(Extracted data entries)

++++++++

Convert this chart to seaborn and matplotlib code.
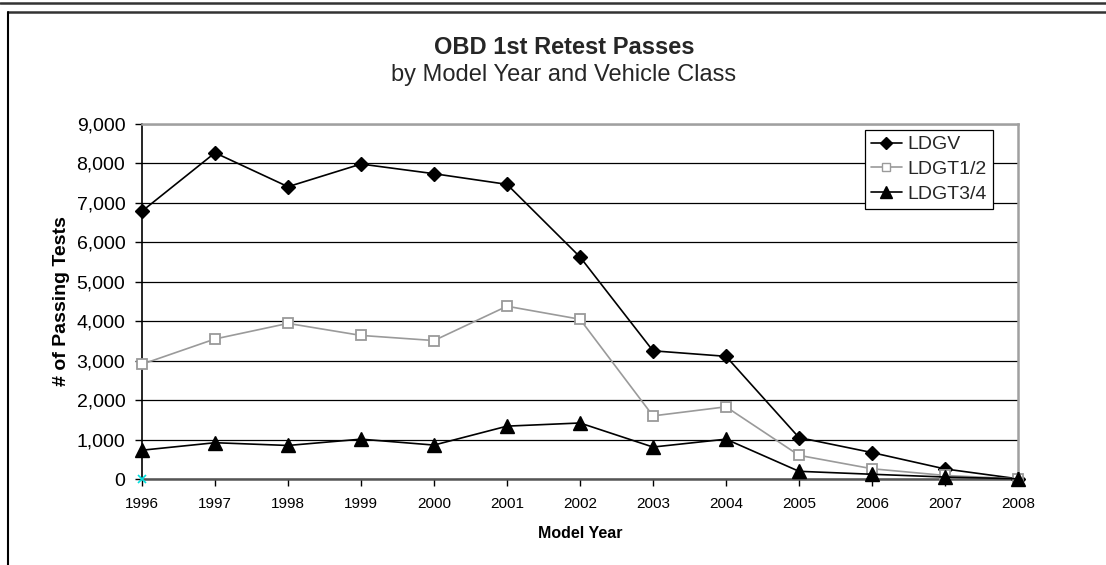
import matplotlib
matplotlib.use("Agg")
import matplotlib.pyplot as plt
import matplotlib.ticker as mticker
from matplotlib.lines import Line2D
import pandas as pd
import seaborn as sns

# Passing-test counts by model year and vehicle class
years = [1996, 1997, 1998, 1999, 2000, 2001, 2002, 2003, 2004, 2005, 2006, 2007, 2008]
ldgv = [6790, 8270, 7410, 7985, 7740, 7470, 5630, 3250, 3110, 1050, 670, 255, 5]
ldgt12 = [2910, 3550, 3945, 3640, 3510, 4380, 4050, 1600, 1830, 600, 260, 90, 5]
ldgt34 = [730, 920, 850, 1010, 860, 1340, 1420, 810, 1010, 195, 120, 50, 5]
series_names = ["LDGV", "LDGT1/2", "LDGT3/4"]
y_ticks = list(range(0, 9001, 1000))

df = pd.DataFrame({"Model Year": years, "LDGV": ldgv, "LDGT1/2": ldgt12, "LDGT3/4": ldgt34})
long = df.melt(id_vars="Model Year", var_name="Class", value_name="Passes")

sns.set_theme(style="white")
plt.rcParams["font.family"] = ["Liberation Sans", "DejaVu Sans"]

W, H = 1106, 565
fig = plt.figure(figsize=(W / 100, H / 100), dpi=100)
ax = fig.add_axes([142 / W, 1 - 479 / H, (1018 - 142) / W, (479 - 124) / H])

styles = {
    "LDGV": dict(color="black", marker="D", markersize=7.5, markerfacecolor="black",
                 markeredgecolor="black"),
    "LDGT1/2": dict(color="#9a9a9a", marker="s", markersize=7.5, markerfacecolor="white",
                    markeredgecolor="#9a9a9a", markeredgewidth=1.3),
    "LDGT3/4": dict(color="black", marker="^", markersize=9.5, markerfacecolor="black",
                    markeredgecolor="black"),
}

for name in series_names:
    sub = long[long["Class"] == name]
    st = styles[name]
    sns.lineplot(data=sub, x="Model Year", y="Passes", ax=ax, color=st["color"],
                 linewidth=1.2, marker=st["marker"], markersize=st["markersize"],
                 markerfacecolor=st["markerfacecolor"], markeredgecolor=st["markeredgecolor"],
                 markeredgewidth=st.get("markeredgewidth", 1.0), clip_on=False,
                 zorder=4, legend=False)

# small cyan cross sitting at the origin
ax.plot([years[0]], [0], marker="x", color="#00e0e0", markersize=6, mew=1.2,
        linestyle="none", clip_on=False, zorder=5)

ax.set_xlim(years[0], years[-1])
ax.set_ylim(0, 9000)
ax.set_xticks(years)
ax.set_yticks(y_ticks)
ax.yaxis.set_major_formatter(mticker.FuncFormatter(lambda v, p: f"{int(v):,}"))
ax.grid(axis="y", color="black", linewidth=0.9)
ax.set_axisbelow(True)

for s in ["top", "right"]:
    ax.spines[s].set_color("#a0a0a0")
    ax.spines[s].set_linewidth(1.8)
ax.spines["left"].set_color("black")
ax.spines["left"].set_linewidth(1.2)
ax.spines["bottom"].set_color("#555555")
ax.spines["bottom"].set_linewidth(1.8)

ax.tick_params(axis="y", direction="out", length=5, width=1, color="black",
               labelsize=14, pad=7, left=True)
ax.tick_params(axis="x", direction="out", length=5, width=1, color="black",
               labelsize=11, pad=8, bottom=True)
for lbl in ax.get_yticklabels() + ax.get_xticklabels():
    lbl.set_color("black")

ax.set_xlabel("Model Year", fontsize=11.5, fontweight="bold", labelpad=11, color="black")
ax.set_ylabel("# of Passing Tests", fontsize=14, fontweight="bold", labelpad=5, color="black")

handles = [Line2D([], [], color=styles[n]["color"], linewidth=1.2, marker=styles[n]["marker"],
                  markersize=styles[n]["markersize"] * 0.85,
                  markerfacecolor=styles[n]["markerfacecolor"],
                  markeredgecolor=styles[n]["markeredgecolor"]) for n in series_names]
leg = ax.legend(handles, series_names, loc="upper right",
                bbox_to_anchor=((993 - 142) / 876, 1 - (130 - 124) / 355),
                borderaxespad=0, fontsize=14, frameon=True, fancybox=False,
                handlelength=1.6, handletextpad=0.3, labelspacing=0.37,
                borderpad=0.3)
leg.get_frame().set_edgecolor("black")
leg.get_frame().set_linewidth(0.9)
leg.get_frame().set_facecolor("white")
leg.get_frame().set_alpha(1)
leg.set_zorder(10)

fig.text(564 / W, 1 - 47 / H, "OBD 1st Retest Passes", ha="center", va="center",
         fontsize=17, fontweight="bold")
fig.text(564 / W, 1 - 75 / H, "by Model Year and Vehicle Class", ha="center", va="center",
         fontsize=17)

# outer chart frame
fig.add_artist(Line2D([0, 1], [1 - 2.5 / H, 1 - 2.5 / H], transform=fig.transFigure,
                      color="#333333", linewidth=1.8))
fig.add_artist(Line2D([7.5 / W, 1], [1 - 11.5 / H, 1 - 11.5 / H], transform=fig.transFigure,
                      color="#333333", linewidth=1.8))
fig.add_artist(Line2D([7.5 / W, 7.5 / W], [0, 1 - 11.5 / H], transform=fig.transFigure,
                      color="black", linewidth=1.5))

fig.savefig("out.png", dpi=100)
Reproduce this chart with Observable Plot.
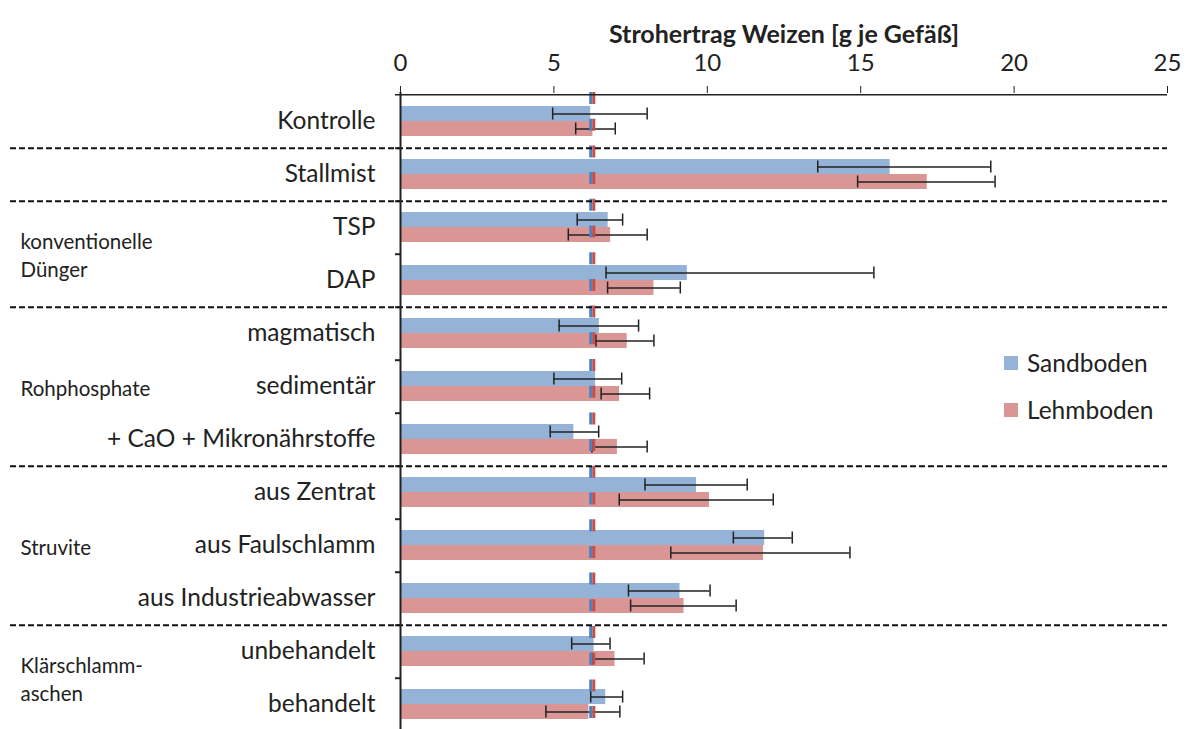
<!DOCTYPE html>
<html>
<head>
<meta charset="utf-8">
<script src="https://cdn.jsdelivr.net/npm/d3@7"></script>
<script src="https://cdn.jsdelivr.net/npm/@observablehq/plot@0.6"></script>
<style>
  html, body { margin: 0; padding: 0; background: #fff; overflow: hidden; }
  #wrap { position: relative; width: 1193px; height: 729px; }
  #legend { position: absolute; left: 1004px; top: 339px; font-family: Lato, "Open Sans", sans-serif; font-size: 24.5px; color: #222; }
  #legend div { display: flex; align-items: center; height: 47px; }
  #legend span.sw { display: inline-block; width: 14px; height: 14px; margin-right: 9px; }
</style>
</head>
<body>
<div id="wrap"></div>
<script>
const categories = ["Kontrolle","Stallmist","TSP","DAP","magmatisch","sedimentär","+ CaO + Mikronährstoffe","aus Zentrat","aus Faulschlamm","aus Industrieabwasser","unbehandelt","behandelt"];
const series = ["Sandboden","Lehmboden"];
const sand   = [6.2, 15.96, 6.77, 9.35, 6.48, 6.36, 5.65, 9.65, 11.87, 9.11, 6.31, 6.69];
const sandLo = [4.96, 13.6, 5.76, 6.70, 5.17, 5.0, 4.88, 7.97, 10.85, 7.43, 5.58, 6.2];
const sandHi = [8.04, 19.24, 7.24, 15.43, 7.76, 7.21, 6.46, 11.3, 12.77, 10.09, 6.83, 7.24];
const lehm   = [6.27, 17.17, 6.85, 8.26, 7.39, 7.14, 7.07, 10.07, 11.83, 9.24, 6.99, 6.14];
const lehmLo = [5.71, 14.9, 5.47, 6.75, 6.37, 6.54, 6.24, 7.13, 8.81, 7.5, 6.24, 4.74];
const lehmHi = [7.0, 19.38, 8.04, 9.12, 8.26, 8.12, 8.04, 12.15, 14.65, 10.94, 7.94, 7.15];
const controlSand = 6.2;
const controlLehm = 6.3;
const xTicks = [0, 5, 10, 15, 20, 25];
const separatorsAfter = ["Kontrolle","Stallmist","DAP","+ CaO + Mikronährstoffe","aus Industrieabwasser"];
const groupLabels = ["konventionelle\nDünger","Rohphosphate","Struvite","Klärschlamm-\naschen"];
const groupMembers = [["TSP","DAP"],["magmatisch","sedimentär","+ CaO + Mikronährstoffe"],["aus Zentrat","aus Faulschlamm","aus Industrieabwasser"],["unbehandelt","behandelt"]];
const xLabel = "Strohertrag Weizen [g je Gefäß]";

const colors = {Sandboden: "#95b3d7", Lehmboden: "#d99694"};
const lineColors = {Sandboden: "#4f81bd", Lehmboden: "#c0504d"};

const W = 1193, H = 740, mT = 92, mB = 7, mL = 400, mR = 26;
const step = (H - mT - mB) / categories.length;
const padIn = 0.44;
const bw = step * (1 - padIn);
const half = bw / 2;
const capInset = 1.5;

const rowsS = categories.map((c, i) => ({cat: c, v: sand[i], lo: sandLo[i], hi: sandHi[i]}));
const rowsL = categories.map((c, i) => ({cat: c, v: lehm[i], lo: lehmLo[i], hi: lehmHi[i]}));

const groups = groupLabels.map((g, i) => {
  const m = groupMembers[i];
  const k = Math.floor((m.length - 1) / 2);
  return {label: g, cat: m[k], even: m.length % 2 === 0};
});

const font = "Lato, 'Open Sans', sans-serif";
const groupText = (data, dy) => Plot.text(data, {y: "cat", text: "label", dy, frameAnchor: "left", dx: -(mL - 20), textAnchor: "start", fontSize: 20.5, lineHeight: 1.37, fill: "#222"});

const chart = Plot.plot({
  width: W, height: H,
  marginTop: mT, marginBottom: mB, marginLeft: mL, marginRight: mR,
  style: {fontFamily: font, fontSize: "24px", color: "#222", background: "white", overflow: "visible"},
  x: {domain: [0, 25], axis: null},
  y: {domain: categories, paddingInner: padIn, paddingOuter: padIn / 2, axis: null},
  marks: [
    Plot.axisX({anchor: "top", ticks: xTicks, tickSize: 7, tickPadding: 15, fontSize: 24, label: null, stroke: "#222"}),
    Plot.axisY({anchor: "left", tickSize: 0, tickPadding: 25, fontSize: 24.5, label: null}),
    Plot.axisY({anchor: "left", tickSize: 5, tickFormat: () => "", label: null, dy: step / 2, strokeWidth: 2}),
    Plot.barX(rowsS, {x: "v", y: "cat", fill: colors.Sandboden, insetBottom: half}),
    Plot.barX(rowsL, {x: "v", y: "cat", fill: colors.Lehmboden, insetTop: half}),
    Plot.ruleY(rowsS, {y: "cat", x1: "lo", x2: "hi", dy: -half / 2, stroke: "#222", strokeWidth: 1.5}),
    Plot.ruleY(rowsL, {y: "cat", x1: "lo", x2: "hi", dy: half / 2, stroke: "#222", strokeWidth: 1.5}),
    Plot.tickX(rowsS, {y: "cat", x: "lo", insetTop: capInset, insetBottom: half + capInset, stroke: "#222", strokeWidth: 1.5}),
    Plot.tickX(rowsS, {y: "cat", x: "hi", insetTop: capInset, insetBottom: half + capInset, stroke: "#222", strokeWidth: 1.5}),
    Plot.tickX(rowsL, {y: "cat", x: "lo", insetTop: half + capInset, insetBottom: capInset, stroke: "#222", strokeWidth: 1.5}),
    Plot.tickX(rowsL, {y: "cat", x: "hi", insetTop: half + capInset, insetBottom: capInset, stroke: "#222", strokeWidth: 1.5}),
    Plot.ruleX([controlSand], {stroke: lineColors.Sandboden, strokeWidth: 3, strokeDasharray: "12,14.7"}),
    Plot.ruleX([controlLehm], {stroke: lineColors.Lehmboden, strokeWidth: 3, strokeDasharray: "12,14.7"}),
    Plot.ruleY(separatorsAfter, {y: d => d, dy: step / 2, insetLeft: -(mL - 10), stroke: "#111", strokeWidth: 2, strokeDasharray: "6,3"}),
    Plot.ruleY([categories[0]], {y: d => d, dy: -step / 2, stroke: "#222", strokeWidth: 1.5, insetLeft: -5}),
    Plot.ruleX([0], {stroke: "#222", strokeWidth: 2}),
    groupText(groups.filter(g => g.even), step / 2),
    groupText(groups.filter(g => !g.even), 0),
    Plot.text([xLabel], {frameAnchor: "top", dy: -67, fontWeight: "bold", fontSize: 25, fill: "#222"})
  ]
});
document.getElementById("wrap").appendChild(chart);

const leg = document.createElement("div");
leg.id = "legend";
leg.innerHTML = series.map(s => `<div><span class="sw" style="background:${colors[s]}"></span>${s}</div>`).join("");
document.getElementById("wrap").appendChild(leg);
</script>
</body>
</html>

++++++++

**Task objective:** Go from the first line of the data above to the line containing "import seaborn as sns" and retype exactly those lines, both included, but none of the pictures.

**Answer for this exercise:**
Convert this chart to seaborn and matplotlib code.
import matplotlib
matplotlib.use("Agg")
import matplotlib.pyplot as plt
import matplotlib.ticker as mticker
from matplotlib.lines import Line2D
import pandas as pd
import seaborn as sns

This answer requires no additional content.